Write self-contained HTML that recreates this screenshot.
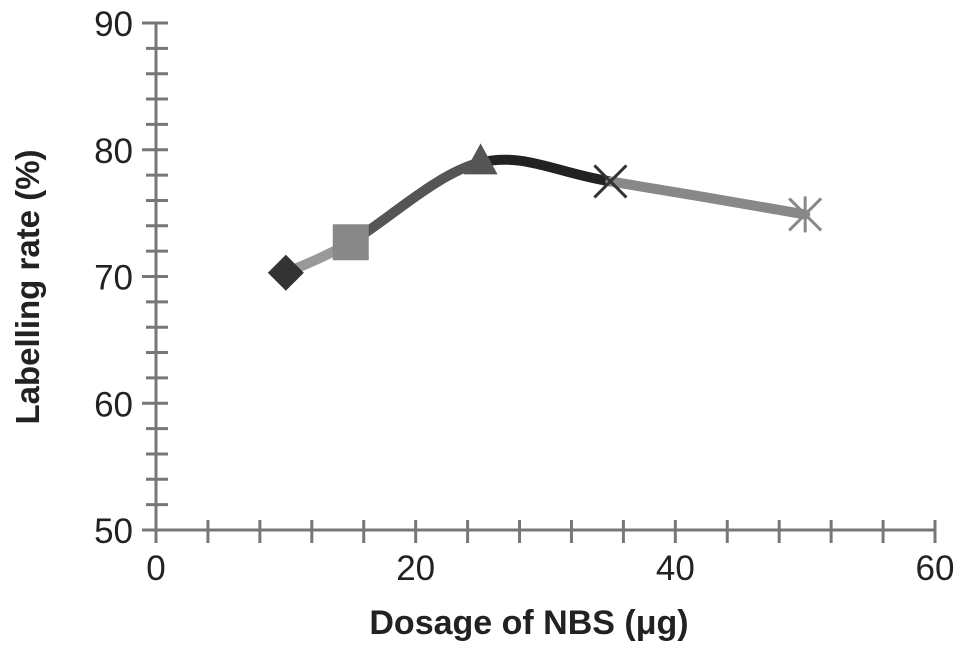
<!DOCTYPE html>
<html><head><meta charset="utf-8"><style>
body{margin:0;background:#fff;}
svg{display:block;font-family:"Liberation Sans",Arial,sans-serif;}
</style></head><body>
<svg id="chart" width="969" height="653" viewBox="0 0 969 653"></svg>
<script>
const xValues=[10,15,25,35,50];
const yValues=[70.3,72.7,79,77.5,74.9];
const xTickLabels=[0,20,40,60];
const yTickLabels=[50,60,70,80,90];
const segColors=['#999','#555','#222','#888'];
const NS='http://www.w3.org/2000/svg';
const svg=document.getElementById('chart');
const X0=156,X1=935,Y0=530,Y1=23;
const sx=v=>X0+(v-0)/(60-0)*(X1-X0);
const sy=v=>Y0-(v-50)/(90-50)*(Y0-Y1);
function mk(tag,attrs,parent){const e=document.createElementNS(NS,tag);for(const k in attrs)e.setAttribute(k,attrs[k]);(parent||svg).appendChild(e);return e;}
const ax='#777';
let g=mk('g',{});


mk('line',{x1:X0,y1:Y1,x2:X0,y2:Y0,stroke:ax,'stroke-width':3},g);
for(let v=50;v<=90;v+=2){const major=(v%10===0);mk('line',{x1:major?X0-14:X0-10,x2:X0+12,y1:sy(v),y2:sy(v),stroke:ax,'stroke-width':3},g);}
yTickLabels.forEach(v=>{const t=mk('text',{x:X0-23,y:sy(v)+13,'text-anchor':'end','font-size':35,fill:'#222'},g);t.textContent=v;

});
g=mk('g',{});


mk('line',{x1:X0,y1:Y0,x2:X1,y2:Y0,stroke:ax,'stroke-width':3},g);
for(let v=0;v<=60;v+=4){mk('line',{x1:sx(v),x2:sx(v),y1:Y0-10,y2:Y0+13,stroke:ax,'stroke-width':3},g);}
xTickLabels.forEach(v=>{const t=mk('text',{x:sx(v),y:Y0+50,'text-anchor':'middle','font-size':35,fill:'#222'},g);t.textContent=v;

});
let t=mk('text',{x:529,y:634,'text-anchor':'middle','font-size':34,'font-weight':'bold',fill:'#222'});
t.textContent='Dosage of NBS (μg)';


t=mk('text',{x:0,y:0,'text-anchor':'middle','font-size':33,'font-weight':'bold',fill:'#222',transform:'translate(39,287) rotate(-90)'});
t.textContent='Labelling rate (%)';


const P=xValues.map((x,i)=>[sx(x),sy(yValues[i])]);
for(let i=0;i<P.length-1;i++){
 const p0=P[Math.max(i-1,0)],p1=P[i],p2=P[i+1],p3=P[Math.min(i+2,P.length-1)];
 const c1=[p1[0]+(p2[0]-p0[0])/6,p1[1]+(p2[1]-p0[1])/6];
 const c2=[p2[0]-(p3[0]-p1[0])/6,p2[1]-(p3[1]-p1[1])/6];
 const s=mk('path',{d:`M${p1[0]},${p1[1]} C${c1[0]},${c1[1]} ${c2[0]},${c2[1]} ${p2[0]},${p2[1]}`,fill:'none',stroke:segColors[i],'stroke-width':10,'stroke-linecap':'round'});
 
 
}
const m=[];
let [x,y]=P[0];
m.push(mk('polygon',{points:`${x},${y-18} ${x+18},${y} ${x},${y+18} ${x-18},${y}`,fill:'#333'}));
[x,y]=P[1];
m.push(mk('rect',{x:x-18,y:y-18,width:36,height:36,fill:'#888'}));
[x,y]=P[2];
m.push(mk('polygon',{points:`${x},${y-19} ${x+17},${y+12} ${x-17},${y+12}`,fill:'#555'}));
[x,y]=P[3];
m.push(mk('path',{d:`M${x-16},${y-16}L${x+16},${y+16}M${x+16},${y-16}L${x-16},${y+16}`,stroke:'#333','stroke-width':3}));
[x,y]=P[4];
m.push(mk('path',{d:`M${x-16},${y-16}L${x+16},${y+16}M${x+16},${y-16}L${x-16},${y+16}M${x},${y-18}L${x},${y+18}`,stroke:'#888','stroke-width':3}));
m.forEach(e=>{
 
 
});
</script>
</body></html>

§

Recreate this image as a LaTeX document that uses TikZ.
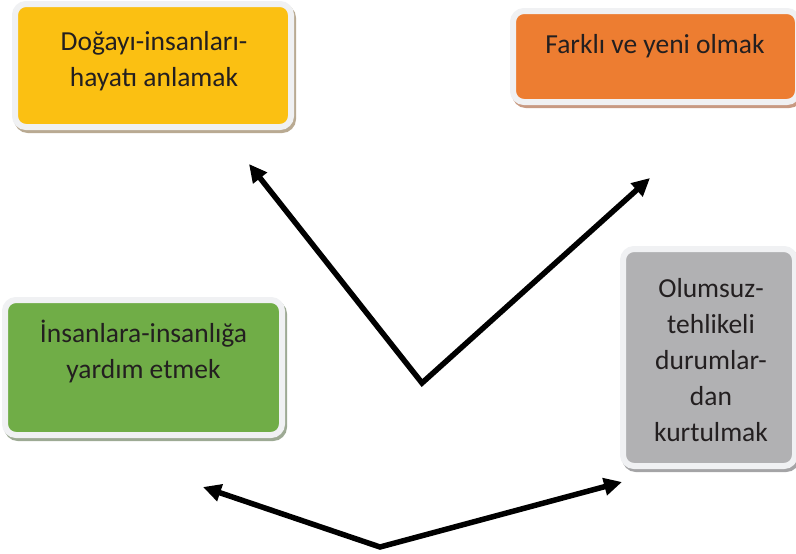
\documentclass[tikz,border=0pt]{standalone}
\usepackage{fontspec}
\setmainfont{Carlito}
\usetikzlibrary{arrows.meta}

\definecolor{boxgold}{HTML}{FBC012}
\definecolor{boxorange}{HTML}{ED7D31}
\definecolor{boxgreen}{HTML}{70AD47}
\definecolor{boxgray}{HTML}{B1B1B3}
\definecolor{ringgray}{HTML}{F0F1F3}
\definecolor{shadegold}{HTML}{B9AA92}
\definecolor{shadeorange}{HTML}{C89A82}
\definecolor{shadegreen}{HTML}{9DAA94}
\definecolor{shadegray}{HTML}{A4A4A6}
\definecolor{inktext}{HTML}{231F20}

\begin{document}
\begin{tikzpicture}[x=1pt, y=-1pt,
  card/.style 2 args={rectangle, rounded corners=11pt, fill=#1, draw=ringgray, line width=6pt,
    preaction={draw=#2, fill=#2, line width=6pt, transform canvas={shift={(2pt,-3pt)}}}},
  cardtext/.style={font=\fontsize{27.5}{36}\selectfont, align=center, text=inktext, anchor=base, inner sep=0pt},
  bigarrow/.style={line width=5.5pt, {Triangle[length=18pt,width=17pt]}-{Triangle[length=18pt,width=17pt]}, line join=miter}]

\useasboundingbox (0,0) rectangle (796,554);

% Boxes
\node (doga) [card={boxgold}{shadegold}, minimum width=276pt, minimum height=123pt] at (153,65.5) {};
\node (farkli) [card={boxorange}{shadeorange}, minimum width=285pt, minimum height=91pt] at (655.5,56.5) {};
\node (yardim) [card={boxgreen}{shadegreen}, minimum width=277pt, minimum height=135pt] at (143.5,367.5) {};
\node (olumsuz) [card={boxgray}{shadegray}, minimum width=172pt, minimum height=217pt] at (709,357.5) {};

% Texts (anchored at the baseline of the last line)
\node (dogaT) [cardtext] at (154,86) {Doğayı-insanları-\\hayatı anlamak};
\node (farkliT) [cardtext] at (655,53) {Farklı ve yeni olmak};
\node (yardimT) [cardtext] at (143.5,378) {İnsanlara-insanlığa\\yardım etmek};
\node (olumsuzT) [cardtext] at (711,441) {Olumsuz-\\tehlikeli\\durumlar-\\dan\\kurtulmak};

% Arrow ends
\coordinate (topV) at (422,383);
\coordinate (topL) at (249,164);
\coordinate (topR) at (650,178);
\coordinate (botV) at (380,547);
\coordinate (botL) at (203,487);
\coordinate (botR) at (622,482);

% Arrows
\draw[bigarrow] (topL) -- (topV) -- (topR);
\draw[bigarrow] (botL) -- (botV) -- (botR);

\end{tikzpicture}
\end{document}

§

Taking the entries above, extract every line from the one bearing "Recreate this image" through the one bearing "(0,0) rectangle (796,554);", exactly, with no pictures.

Recreate this image as a LaTeX document that uses TikZ.
\documentclass[tikz,border=0pt]{standalone}
\usepackage{fontspec}
\setmainfont{Carlito}
\usetikzlibrary{arrows.meta}

\definecolor{boxgold}{HTML}{FBC012}
\definecolor{boxorange}{HTML}{ED7D31}
\definecolor{boxgreen}{HTML}{70AD47}
\definecolor{boxgray}{HTML}{B1B1B3}
\definecolor{ringgray}{HTML}{F0F1F3}
\definecolor{shadegold}{HTML}{B9AA92}
\definecolor{shadeorange}{HTML}{C89A82}
\definecolor{shadegreen}{HTML}{9DAA94}
\definecolor{shadegray}{HTML}{A4A4A6}
\definecolor{inktext}{HTML}{231F20}

\begin{document}
\begin{tikzpicture}[x=1pt, y=-1pt,
  card/.style 2 args={rectangle, rounded corners=11pt, fill=#1, draw=ringgray, line width=6pt,
    preaction={draw=#2, fill=#2, line width=6pt, transform canvas={shift={(2pt,-3pt)}}}},
  cardtext/.style={font=\fontsize{27.5}{36}\selectfont, align=center, text=inktext, anchor=base, inner sep=0pt},
  bigarrow/.style={line width=5.5pt, {Triangle[length=18pt,width=17pt]}-{Triangle[length=18pt,width=17pt]}, line join=miter}]

\useasboundingbox (0,0) rectangle (796,554);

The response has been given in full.